Which of the following is a common attack to online reputation systems?

Answer:

Sybil Attack.

In the Sybil attack the attacker creates multiple identities (i.e. multiple accounts/profile) in an online service and exploits them in order to manipulate a reputation score. For example, these multiple accounts can be used to provide positive reputation feedback to a fraudulent seller designated account, whose reputation increases in an untruthful way. This untruthful reputation can later be used by the fraudulent seller to exploit or fraud other users. Other attacks to reputation systems include things such as: ballot stuffing, extortions, bad mouthing or collusion. See for more information the ENISA Report https://www.enisa.europa.eu/publications/archive/reputation-based-systems-a-security-analysis and also the Wikipedia article https://en.wikipedia.org/wiki/Sybil_attack

Scenario 8

In 2014 the Security community discovered a fatal programming error in one the most popular mechanism – the so called OpenSSL – that is used to create secure and encrypted communication with web sites. The OpenSSL is commonly used for example in e-commerce websites or online banking, to allow a secure communication between the user and the service computers.

What is the popular name which was given to this fatal programming error?

Answer:

Heartbleed. 

The Heartbleed bug was first announced on the 07th April on the website

http://heartbleed.com/ by the company Codenomicon. The website sates “The Heartbleed bug allows anyone on the Internet to read the memory of the systems protected by the vulnerable versions of the OpenSSL software. This compromises the secret keys used to identify the service providers and to encrypt the traffic, the names and passwords of the users and the actual content. This allows attackers to eavesdrop on communications, steal data directly from the services and users and to impersonate services and users”. Several popular online services were affected and users were suggested to change their password, see for a list http://mashable.com/2014/04/09/heartbleed-bug-websites-affected/

See for more information also the ENISA Flash Note: Heartbleed - A wake-up call https://www.enisa.europa.eu/publications/flash-notes/flash-note-heartbleed-a-wake-up-call

Scenario 9

As a consequence of the proliferation of social technologies and the internet use in general, huge collections of data have been created, coming from possible different sources. This concentration is called Big Data, and can be analysed with novel techniques in order to identify trends. However, Big Data can also open the door to cyberattacks and privacy issues and the ENISA Threat Landscape Report presents some of them.
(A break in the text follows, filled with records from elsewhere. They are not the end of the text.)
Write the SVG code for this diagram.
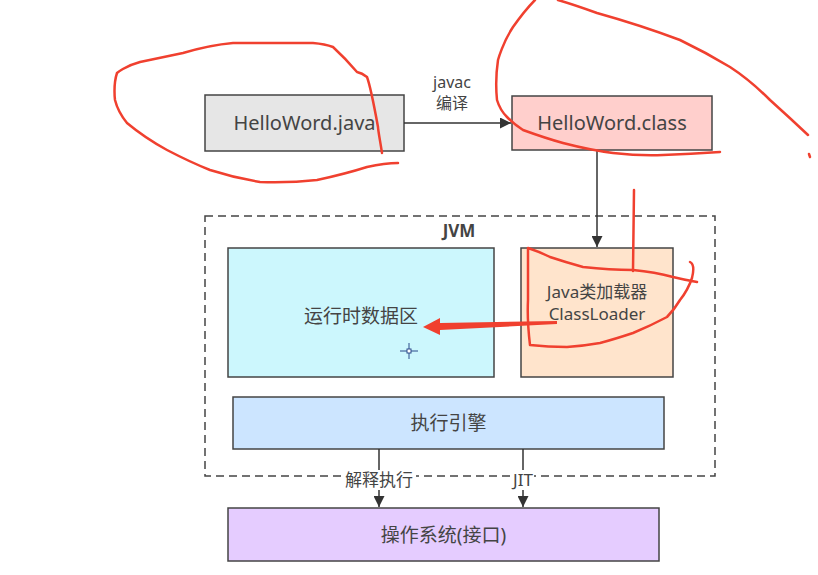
<svg xmlns="http://www.w3.org/2000/svg" width="818" height="575" viewBox="0 0 818 575">
<defs>
<style>
.box{stroke:#444;stroke-width:1.5}
.t{font-family:"Noto Sans","Noto Sans CJK SC",sans-serif;font-size:19px;fill:#444;text-anchor:middle}
.conn{stroke:#333;stroke-width:1.5;fill:none}
.red{stroke:#f0402f;stroke-width:2.5;fill:none;stroke-linecap:round;stroke-linejoin:round}
</style>
<marker id="ah" viewBox="0 0 10 10" refX="10" refY="5" markerWidth="11" markerHeight="11" markerUnits="userSpaceOnUse" orient="auto">
<path d="M0,0 L10,5 L0,10 z" fill="#333"/>
</marker>
</defs>
<rect width="818" height="575" fill="#fff"/>

<g id="jvm">
<rect x="205" y="216" width="510" height="260" fill="none" stroke="#444" stroke-width="1.5" stroke-dasharray="8,5"/>
<text x="459" y="237" class="t" style="font-weight:bold;font-size:17px">JVM</text>
</g>

<g id="java">
<rect class="box" x="205" y="95" width="199" height="56" fill="#e6e6e6"/>
<text class="t" x="304.5" y="130" style="font-size:20px">HelloWord.java</text>
</g>
<g id="class">
<rect class="box" x="512" y="96" width="200" height="54" fill="#ffcfcc"/>
<text class="t" x="612" y="130" style="font-size:20px">HelloWord.class</text>
</g>
<g id="runtime">
<rect class="box" x="228" y="248" width="266" height="129" fill="#ccf7fd"/>
<text class="t" x="361" y="323">运行时数据区</text>
</g>
<g id="classloader">
<rect class="box" x="521" y="248" width="152" height="129" fill="#ffe4cc"/>
<text class="t" x="597" y="298" style="font-size:17px">Java类加载器</text>
<text class="t" x="597" y="320" style="font-size:17px">ClassLoader</text>
</g>
<g id="engine">
<rect class="box" x="233" y="397" width="431" height="52" fill="#cce5ff"/>
<text class="t" x="448.5" y="430">执行引擎</text>
</g>
<g id="os">
<rect class="box" x="228" y="508" width="431" height="53" fill="#e5ccff"/>
<text class="t" x="443.5" y="542">操作系统(接口)</text>
</g>

<g id="connectors">
<line class="conn" x1="404" y1="123" x2="511" y2="123" marker-end="url(#ah)"/>
<text class="t" x="452" y="88" style="font-size:16px">javac</text>
<text class="t" x="452" y="109" style="font-size:16px">编译</text>
<line class="conn" x1="597" y1="150" x2="597" y2="247" marker-end="url(#ah)"/>
<line class="conn" x1="379" y1="449" x2="379" y2="507" marker-end="url(#ah)"/>
<line class="conn" x1="523" y1="449" x2="523" y2="507" marker-end="url(#ah)"/>
<rect x="342" y="470" width="74" height="20" fill="#fff"/>
<rect x="512" y="470" width="22" height="20" fill="#fff"/>
<text class="t" x="379" y="486" style="font-size:17px">解释执行</text>
<text class="t" x="523" y="486" style="font-size:17px">JIT</text>
</g>

<g id="annotations">
<path class="red" d="M382,153 C380,140 378,130 378,127 C374,105 370,85 367,77 C362,73 357,72 357,72 C345,58 333,47 333,47 C325,44 313,43 313,43 L233,43 C210,45 183,53 183,53 L140,62 C125,66 117,73 117,73 C113,85 115,100 115,100 C118,112 127,123 127,123 C145,138 167,150 167,150 C190,162 210,170 210,170 C235,178 260,182 260,182 C290,183 317,180 317,180 C345,174 367,167 367,167 C385,163 398,163 398,163"/>
<path class="red" d="M535,0 C525,10 513,27 513,27 C503,42 498,60 498,60 C495,80 497,100 497,100 C500,110 507,117 507,117 C515,125 523,130 523,130 C545,138 563,143 563,143 C590,150 613,153 613,153 C640,156 663,155 663,155 C690,154 720,152 720,152"/>
<path class="red" d="M558,0 C575,5 597,13 597,13 C640,25 680,40 680,40 C705,52 730,67 730,67 C750,80 770,100 770,100 C790,118 808,135 808,135"/>
<path class="red" d="M809,154 L810,157"/>
<path class="red" d="M634,190 L633,271"/>
<path class="red" d="M528,248 C540,252 550,257 550,257 C565,262 583,267 583,267 C610,270 633,270 633,270 C655,272 673,277 673,277 C685,280 697,282 697,282 M690,262 C694,264 694,270 692,278 C688,290 680,300 680,300 C674,310 667,317 667,317 C650,326 633,333 633,333 C615,339 600,343 600,343 C583,346 567,347 567,347 C548,347 530,345 530,345 C527,320 528,300 528,300 C528,275 528,250 528,248"/>
<path d="M557,321 L440,323 L440,318 L423,327 L440,335 L440,330 L557,324 z" fill="#f0402f"/>
</g>

<g id="cursor" stroke="#2a4a8a" stroke-width="1" fill="none">
<line x1="409" y1="343" x2="409" y2="359"/>
<line x1="400" y1="351" x2="418" y2="351"/>
<rect x="407" y="349" width="4" height="4" fill="#fff"/>
</g>
</svg>
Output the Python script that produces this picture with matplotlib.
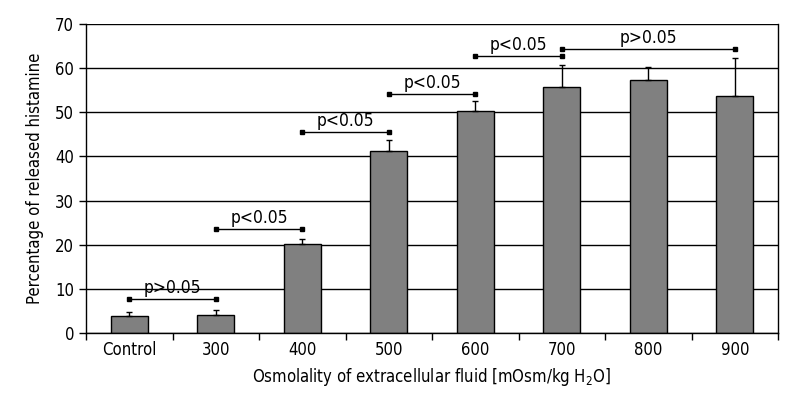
import numpy as np
import matplotlib.pyplot as plt

plt.rcParams['font.family'] = ['DejaVu Sans']
plt.rcParams['font.stretch'] = 'condensed'

categories = ['Control', '300', '400', '500', '600', '700', '800', '900']
means = [3.9, 4.1, 20.1, 41.3, 50.4, 55.8, 57.3, 53.7]
errors = [0.9, 1.1, 1.3, 2.5, 2.2, 4.8, 3.0, 8.7]

# significance brackets: (start idx, end idx, height, label)
brackets = [
    (0, 1, 7.6, 'p>0.05'),
    (1, 2, 23.5, 'p<0.05'),
    (2, 3, 45.6, 'p<0.05'),
    (3, 4, 54.2, 'p<0.05'),
    (4, 5, 62.7, 'p<0.05'),
    (5, 7, 64.3, 'p>0.05'),
]

fig = plt.figure(figsize=(8, 4), dpi=100)
ax = fig.add_axes([0.1075, 0.1675, 0.865, 0.7725])

x = np.arange(len(categories))
ax.set_axisbelow(True)
ax.yaxis.grid(True, color='black', lw=1)
ax.bar(x, means, width=0.43, color='#808080', edgecolor='black', lw=1, zorder=2)
ax.errorbar(x, means, yerr=[np.zeros(len(errors)), errors], fmt='none',
            ecolor='black', elinewidth=1, capsize=2.5, capthick=1, zorder=3)

for i, j, h, lab in brackets:
    ax.plot([x[i], x[j]], [h, h], color='black', lw=1, marker='s', ms=3.5, zorder=4)
    ax.text((x[i] + x[j]) / 2, h + 0.5, lab, ha='center', va='bottom', fontsize=12.5)

ax.set_xlim(-0.5, len(categories) - 0.5)
ax.set_ylim(0, 70)
ax.set_yticks(range(0, 71, 10))
ax.set_xticks(x)
ax.set_xticklabels(categories)
ax.set_xticks(np.arange(-0.5, len(categories), 1), minor=True)
ax.tick_params(axis='x', which='major', length=0, labelsize=12, pad=6)
ax.tick_params(axis='x', which='minor', length=5, width=1, direction='out')
ax.tick_params(axis='y', length=5, width=1, labelsize=12)
for s in ax.spines.values():
    s.set_linewidth(1)
ax.spines['top'].set_visible(False)

ax.set_ylabel('Percentage of released histamine', fontsize=12, labelpad=8)
ax.set_xlabel('Osmolality of extracellular fluid [mOsm/kg H$_2$O]', fontsize=12, labelpad=5)

fig.savefig('out.png', dpi=100)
Which of the following options is considered by the report as an increased threat for general users due to big data?

Answer:

Identity Theft. 

This answer is correct in the context of the scenario. Identity theft is the act of stealing someone’s identity. The ENISA Threat Landscape 2014 Report, available here

https://www.enisa.europa.eu/activities/risk-management/evolving-threat-environment/enisa-threat-landscape/enisa-threat-landscape-2014 discusses a number of emerging threat related with big data such as the possibility for attackers to better deploy malware, based on information gathered with Big Data. Also Identity Theft is mentioned as an emerging attack where the increased discovery of information within Big Data will facilitate identity theft by malicious attackers. 

Scenario 10

You receive an e-mail from your bank telling you there is a problem with your account. The e-mail provides instructions and a link so you can log in to your account and fix the problem.

What type of attack could this be?

Answer:

Social engineering.

Social engineering (within the perspective of information security), is the psychological manipulation of individuals so that they either divulge sensitive information, or perform some action that aids the perpetrator in their malicious activities.  It is in essence a type of confidence trick for the purpose of information gathering, fraud, or system access.